▶ **Task details**: Omit the pictures and print exactly the lines of the listing below, starting at the first and ending at the line containing "ax.axis('off')".

[Source data]
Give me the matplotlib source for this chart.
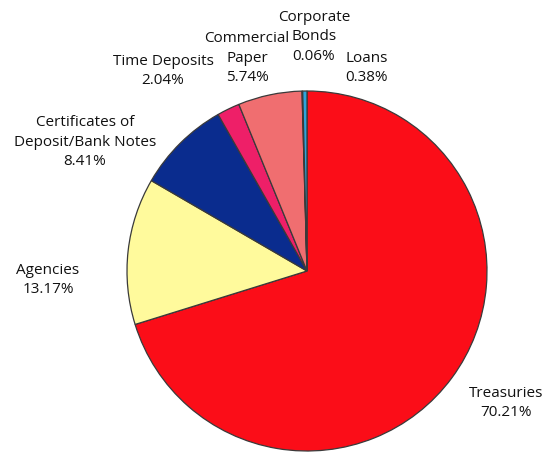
import matplotlib.pyplot as plt

# portfolio composition by security type
sectors = ['Treasuries', 'Agencies', 'Certificates of\nDeposit/Bank Notes',
           'Time Deposits', 'Commercial\nPaper', 'Corporate\nBonds', 'Loans']
shares = [70.21, 13.17, 8.41, 2.04, 5.74, 0.06, 0.38]
colors = ['#FB0D18', '#FFFA9C', '#0A2C8E', '#EE1F68', '#F06E70', '#C8B070', '#2FA4DC']

# label centres in pixel units of a 543x458 canvas
label_px = [(506, 403), (48, 280), (85, 142), (163, 71), (247, 58), (314, 37), (367, 68)]

CX, CY, R = 307, 271, 180

fig = plt.figure(figsize=(5.43, 4.58), dpi=100)
ax = fig.add_axes([0, 0, 1, 1])

ax.pie(shares, colors=colors, startangle=90, counterclock=False, radius=1.0,
       wedgeprops=dict(edgecolor='#3a3a3a', linewidth=0.9))

# pie() resets the limits, so fix the view afterwards
ax.set_xlim((0 - CX) / R, (543 - CX) / R)
ax.set_ylim((CY - 458) / R, CY / R)
ax.set_aspect('equal')
ax.axis('off')

for name, val, (px, py) in zip(sectors, shares, label_px):
    ax.text((px - CX) / R, (CY - py) / R, f'{name}\n{val:.2f}%',
            ha='center', va='center', fontsize=11, family='Open Sans',
            color='#111111', linespacing=1.38)

fig.savefig('out.png', dpi=100)
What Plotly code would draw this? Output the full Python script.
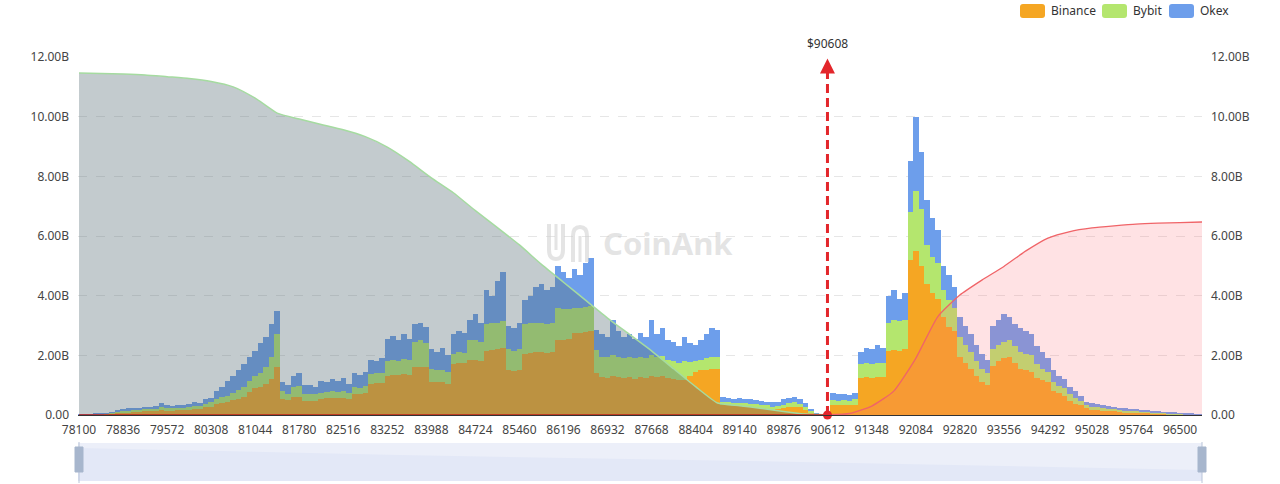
import plotly.graph_objects as go

# ---------------- data ----------------
prices = [78100 + 92 * i for i in range(205)]          # price categories
x_ticks = [78100, 78836, 79572, 80308, 81044, 81780, 82516, 83252, 83988, 84724,
           85460, 86196, 86932, 87668, 88404, 89140, 89876, 90612, 91348, 92084,
           92820, 93556, 94292, 95028, 95764, 96500]
y_ticks = [0, 2, 4, 6, 8, 10, 12]
y_tick_text = ["0.00", "2.00B", "4.00B", "6.00B", "8.00B", "10.00B", "12.00B"]
current_price = 90608

binance = [
    .01, .01, .01, .02, .02, .03, .05, .07, .09, .10,
    .11, .11, .12, .12, .14, .18, .15, .15, .16, .17,
    .17, .20, .19, .26, .28, .36, .40, .42, .50, .55,
    .62, .78, .90, .95, 1.05, 1.20, 1.60, .55, .50, .60,
    .62, .48, .48, .46, .55, .56, .57, .56, .58, .55,
    .72, .72, .74, 1.05, 1.07, 1.08, 1.30, 1.35, 1.33, 1.36,
    1.34, 1.60, 1.62, 1.60, 1.12, 1.10, 1.12, 1.05, 1.70, 1.75,
    1.74, 1.84, 1.84, 1.82, 2.15, 2.18, 2.20, 2.25, 1.50, 1.48,
    1.52, 2.05, 2.08, 2.10, 2.10, 2.08, 2.10, 2.50, 2.50, 2.55,
    2.75, 2.75, 2.78, 2.80, 1.40, 1.27, 1.25, 1.30, 1.27, 1.25,
    1.28, 1.22, 1.27, 1.25, 1.30, 1.28, 1.30, 1.25, 1.20, 1.17,
    1.17, 1.30, 1.45, 1.50, 1.50, 1.55, 1.55, .33, .32, .30,
    .30, .28, .27, .25, .23, .21, .18, .19, .24, .27,
    .28, .26, .18, .09, .02, .00, .00, .33, .32, .33,
    .32, .35, 1.25, 1.27, 1.25, 1.28, 1.27, 2.15, 2.18, 2.15,
    2.20, 5.20, 5.50, 5.00, 4.40, 4.10, 3.90, 3.30, 2.95, 2.80,
    1.95, 1.75, 1.55, 1.30, 1.10, 1.00, 1.65, 1.80, 1.90, 1.95,
    1.75, 1.55, 1.50, 1.45, 1.25, 1.17, 1.10, .82, .73, .65,
    .48, .38, .32, .22, .18, .17, .15, .14, .12, .11,
    .10, .10, .09, .08, .07, .06, .05, .04, .03, .03,
    .02, .02, .02, .01, .01,
]
bybit = [
    .00, .01, .01, .01, .01, .01, .02, .04, .05, .05,
    .06, .06, .07, .07, .07, .10, .08, .07, .08, .08,
    .09, .10, .10, .12, .14, .19, .22, .23, .25, .30,
    .33, .37, .40, .45, .55, .75, 1.10, .25, .22, .35,
    .36, .24, .24, .24, .20, .20, .23, .22, .22, .19,
    .22, .20, .22, .33, .33, .34, .50, .50, .49, .52,
    .51, .85, .88, .80, .43, .40, .40, .40, .35, .35,
    .34, .66, .66, .63, .90, .90, .90, .90, .70, .67,
    .68, 1.00, 1.00, 1.00, 1.00, .97, .98, 1.10, 1.05, 1.00,
    .85, .85, .84, .85, .78, .68, .70, .70, .68, .65,
    .67, .68, .68, .67, .70, .67, .68, .60, .60, .58,
    .63, .48, .35, .35, .40, .40, .40, .11, .10, .10,
    .11, .12, .11, .11, .11, .11, .10, .11, .11, .13,
    .14, .12, .10, .05, .01, .01, .00, .17, .16, .17,
    .16, .17, .45, .48, .47, .47, .47, .95, 1.02, 1.00,
    1.00, 1.60, 2.00, 1.90, 1.30, 1.20, 1.20, .90, .90, .80,
    .65, .60, .55, .50, .45, .40, .55, .55, .55, .55,
    .55, .55, .55, .55, .45, .38, .35, .28, .25, .25,
    .22, .20, .16, .11, .10, .10, .08, .07, .07, .06,
    .05, .05, .05, .05, .04, .04, .03, .03, .02, .02,
    .02, .01, .01, .01, .00,
]
okex = [
    .01, .01, .01, .01, .01, .02, .03, .05, .06, .07,
    .07, .08, .08, .09, .09, .12, .09, .08, .09, .10,
    .10, .12, .11, .14, .16, .25, .33, .50, .55, .65,
    .75, .80, .85, 1.00, 1.00, 1.10, .80, .30, .28, .35,
    .42, .28, .28, .25, .40, .34, .40, .37, .45, .31,
    .46, .43, .49, .47, .40, .48, .75, .80, .68, .82,
    .70, .60, .60, .55, .65, .60, .73, .55, .65, .70,
    .67, .70, .90, .65, 1.15, .92, 1.40, 1.65, .80, .75,
    .90, .80, .92, 1.20, 1.30, 1.15, 1.22, 1.40, 1.25, 1.05,
    1.30, 1.10, 1.48, 1.60, .67, .75, .65, 1.20, .85, .70,
    .75, .65, .80, .68, 1.20, .75, .92, .65, .65, .55,
    .80, .62, .55, .65, .80, .95, .90, .16, .16, .15,
    .17, .15, .14, .14, .14, .13, .14, .15, .17, .18,
    .18, .17, .12, .06, .02, .00, .00, .25, .22, .22,
    .20, .23, .40, .50, .48, .60, .51, .90, 1.00, .75,
    .90, 1.70, 2.50, 1.90, 1.50, 1.30, 1.10, .80, .85, .70,
    .70, .65, .60, .55, .50, .45, .80, .85, .95, .80,
    .75, .80, .75, .70, .60, .55, .45, .40, .32, .30,
    .25, .22, .17, .12, .12, .11, .09, .09, .08, .07,
    .07, .06, .06, .05, .05, .04, .04, .03, .03, .02,
    .02, .02, .01, .01, .01,
]

# cumulative liquidation (B), read every 4th price category
long_cum_prices = prices[0:137:4]
long_cum = [11.46, 11.45, 11.43, 11.40, 11.34, 11.28, 11.18, 11.00, 10.62, 10.12,
            9.92, 9.74, 9.56, 9.33, 8.98, 8.50, 7.95, 7.45, 6.85, 6.28,
            5.70, 5.05, 4.45, 3.85, 3.25, 2.70, 2.15, 1.55, 0.95, 0.40,
            0.31, 0.22, 0.12, 0.03, 0.00]
short_cum_prices = prices[136:205:4]
short_cum = [0.00, 0.05, 0.30, 0.80, 1.90, 3.30, 4.02, 4.52, 4.98, 5.50,
             5.93, 6.15, 6.27, 6.34, 6.40, 6.43, 6.45, 6.47]

# ---------------- styling helpers ----------------
W, H = 1280, 484
PL, PR, PT, PB = 78, 1202, 57, 415


def fx(px):
    return (px - PL) / (PR - PL)


def fy(py):
    return (PB - py) / (PB - PT)


RED = "#e3262b"
FONT = "Noto Sans"

fig = go.Figure()

fig.add_trace(go.Bar(x=prices, y=binance, name="Binance", marker=dict(color="#F5A623", line=dict(width=0))))
fig.add_trace(go.Bar(x=prices, y=bybit, name="Bybit", marker=dict(color="#B4E66E", line=dict(width=0))))
fig.add_trace(go.Bar(x=prices, y=okex, name="Okex", marker=dict(color="#6D9EEB", line=dict(width=0))))

# long cumulative (gray area)
fig.add_trace(go.Scatter(
    x=long_cum_prices, y=long_cum, mode="lines",
    line=dict(color="#a5dba0", width=1.5, shape="spline", smoothing=0.5),
    fill="tozeroy", fillcolor="rgba(89,112,118,0.36)", hoverinfo="skip"))

# short cumulative (pink area) with baseline on the left
fig.add_trace(go.Scatter(
    x=[prices[0], prices[136]], y=[0, 0], mode="lines",
    line=dict(color="#c0201a", width=1.5), hoverinfo="skip"))
fig.add_trace(go.Scatter(
    x=short_cum_prices, y=short_cum, mode="lines",
    line=dict(color="#f06468", width=1.3, shape="spline", smoothing=0.5),
    fill="tozeroy", fillcolor="rgba(255,110,120,0.2)", hoverinfo="skip"))

# current price dot
fig.add_trace(go.Scatter(
    x=[current_price], y=[0], mode="markers",
    marker=dict(color=RED, size=9), cliponaxis=False, hoverinfo="skip"))

# invisible trace for the right axis
fig.add_trace(go.Scatter(x=[prices[0]], y=[0], yaxis="y2", mode="markers",
                         marker=dict(opacity=0), hoverinfo="skip"))

shapes = []
annotations = []

# current price dashed line
shapes.append(dict(type="line", xref="x", yref="y", x0=current_price, x1=current_price,
                   y0=0, y1=11.5, line=dict(color=RED, width=3, dash="9px,5px")))
annotations.append(dict(x=current_price, y=11.95, xref="x", yref="y", ax=0, ay=16,
                        text="", showarrow=True, arrowhead=2, arrowsize=1.2,
                        arrowwidth=2.5, arrowcolor=RED))
annotations.append(dict(x=current_price, y=fy(43), xref="x", yref="paper",
                        yanchor="middle", xanchor="center",
                        text="$90608", showarrow=False,
                        font=dict(size=12, color="#333", family=FONT)))

# watermark
annotations.append(dict(x=fx(668), y=fy(243), xref="paper", yref="paper",
                        text="<b>CoinAnk</b>", showarrow=False,
                        font=dict(size=31, color="rgba(205,205,205,0.55)", family=FONT)))
wm = "rgba(205,205,205,0.55)"
shapes.append(dict(type="path", xref="paper", yref="paper",
                   path=f"M {fx(549)} {fy(224)} L {fx(549)} {fy(250)} Q {fx(549)} {fy(259)} {fx(556)} {fy(259)} "
                        f"Q {fx(563)} {fy(259)} {fx(563)} {fy(250)} L {fx(563)} {fy(224)}",
                   line=dict(color=wm, width=4)))
shapes.append(dict(type="path", xref="paper", yref="paper",
                   path=f"M {fx(573)} {fy(262)} L {fx(573)} {fy(236)} Q {fx(573)} {fy(227)} {fx(580)} {fy(227)} "
                        f"Q {fx(587)} {fy(227)} {fx(587)} {fy(236)} L {fx(587)} {fy(262)}",
                   line=dict(color=wm, width=4)))
shapes.append(dict(type="line", xref="paper", yref="paper", x0=fx(556), x1=fx(556), y0=fy(224), y1=fy(250),
                   line=dict(color=wm, width=3)))
shapes.append(dict(type="line", xref="paper", yref="paper", x0=fx(580), x1=fx(580), y0=fy(236), y1=fy(262),
                   line=dict(color=wm, width=3)))

# legend (manual)
legend_items = [("Binance", "#F5A623", 1020), ("Bybit", "#B4E66E", 1102), ("Okex", "#6D9EEB", 1169)]
for name, col, x0 in legend_items:
    x1 = x0 + 25
    r = 3
    path = (f"M {fx(x0 + r)} {fy(4)} L {fx(x1 - r)} {fy(4)} Q {fx(x1)} {fy(4)} {fx(x1)} {fy(4 + r)} "
            f"L {fx(x1)} {fy(18 - r)} Q {fx(x1)} {fy(18)} {fx(x1 - r)} {fy(18)} "
            f"L {fx(x0 + r)} {fy(18)} Q {fx(x0)} {fy(18)} {fx(x0)} {fy(18 - r)} "
            f"L {fx(x0)} {fy(4 + r)} Q {fx(x0)} {fy(4)} {fx(x0 + r)} {fy(4)} Z")
    shapes.append(dict(type="path", xref="paper", yref="paper", path=path,
                       fillcolor=col, line=dict(width=0)))
    annotations.append(dict(x=fx(x1 + 4), y=fy(11), xref="paper", yref="paper",
                            xanchor="left", yanchor="middle", text=name, showarrow=False,
                            font=dict(size=12, color="#333", family=FONT)))

# data zoom slider
shapes.append(dict(type="rect", xref="paper", yref="paper", x0=fx(78), x1=fx(1202),
                   y0=fy(481), y1=fy(443), fillcolor="#eceff9", line=dict(width=0), layer="below"))
shapes.append(dict(type="path", xref="paper", yref="paper",
                   path=f"M {fx(78)} {fy(448)} L {fx(400)} {fy(455)} L {fx(800)} {fy(462)} L {fx(1202)} {fy(470)} "
                        f"L {fx(1202)} {fy(481)} L {fx(78)} {fy(481)} Z",
                   fillcolor="#e3e8f7", line=dict(width=0), layer="below"))
for hx in (79, 1202):
    shapes.append(dict(type="line", xref="paper", yref="paper", x0=fx(hx), x1=fx(hx),
                       y0=fy(483), y1=fy(442), line=dict(color="#b9c4d8", width=1)))
    shapes.append(dict(type="rect", xref="paper", yref="paper", x0=fx(hx - 4), x1=fx(hx + 4),
                       y0=fy(472), y1=fy(447), fillcolor="#a7b6cd", line=dict(color="#a7b6cd", width=1)))

axis_font = dict(size=12, color="#444", family=FONT)
fig.update_layout(
    width=W, height=H,
    margin=dict(l=PL, r=W - PR, t=PT, b=H - PB, pad=0),
    paper_bgcolor="white", plot_bgcolor="white",
    barmode="stack", bargap=0, showlegend=False,
    font=dict(family=FONT),
    xaxis=dict(range=[78083, 96867], tickvals=x_ticks, ticktext=[str(t) for t in x_ticks],
               showgrid=False, zeroline=False, showline=True, linecolor="#333", linewidth=1,
               ticks="", tickfont=axis_font, ticklabelstandoff=4),
    yaxis=dict(range=[0, 12], tickvals=y_ticks, ticktext=y_tick_text, showgrid=True,
               gridcolor="#e6e6e6", griddash="dash", zeroline=False, showline=False,
               ticks="", tickfont=axis_font, ticklabelstandoff=8),
    yaxis2=dict(range=[0, 12], tickvals=y_ticks, ticktext=y_tick_text, overlaying="y",
                side="right", showgrid=False, zeroline=False, showline=False,
                ticks="", tickfont=axis_font, ticklabelstandoff=8),
    shapes=shapes, annotations=annotations,
)

fig.write_html("out.html")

▶ **Written answer**:
Give me the matplotlib source for this chart.
import matplotlib.pyplot as plt

# portfolio composition by security type
sectors = ['Treasuries', 'Agencies', 'Certificates of\nDeposit/Bank Notes',
           'Time Deposits', 'Commercial\nPaper', 'Corporate\nBonds', 'Loans']
shares = [70.21, 13.17, 8.41, 2.04, 5.74, 0.06, 0.38]
colors = ['#FB0D18', '#FFFA9C', '#0A2C8E', '#EE1F68', '#F06E70', '#C8B070', '#2FA4DC']

# label centres in pixel units of a 543x458 canvas
label_px = [(506, 403), (48, 280), (85, 142), (163, 71), (247, 58), (314, 37), (367, 68)]

CX, CY, R = 307, 271, 180

fig = plt.figure(figsize=(5.43, 4.58), dpi=100)
ax = fig.add_axes([0, 0, 1, 1])

ax.pie(shares, colors=colors, startangle=90, counterclock=False, radius=1.0,
       wedgeprops=dict(edgecolor='#3a3a3a', linewidth=0.9))

# pie() resets the limits, so fix the view afterwards
ax.set_xlim((0 - CX) / R, (543 - CX) / R)
ax.set_ylim((CY - 458) / R, CY / R)
ax.set_aspect('equal')
ax.axis('off')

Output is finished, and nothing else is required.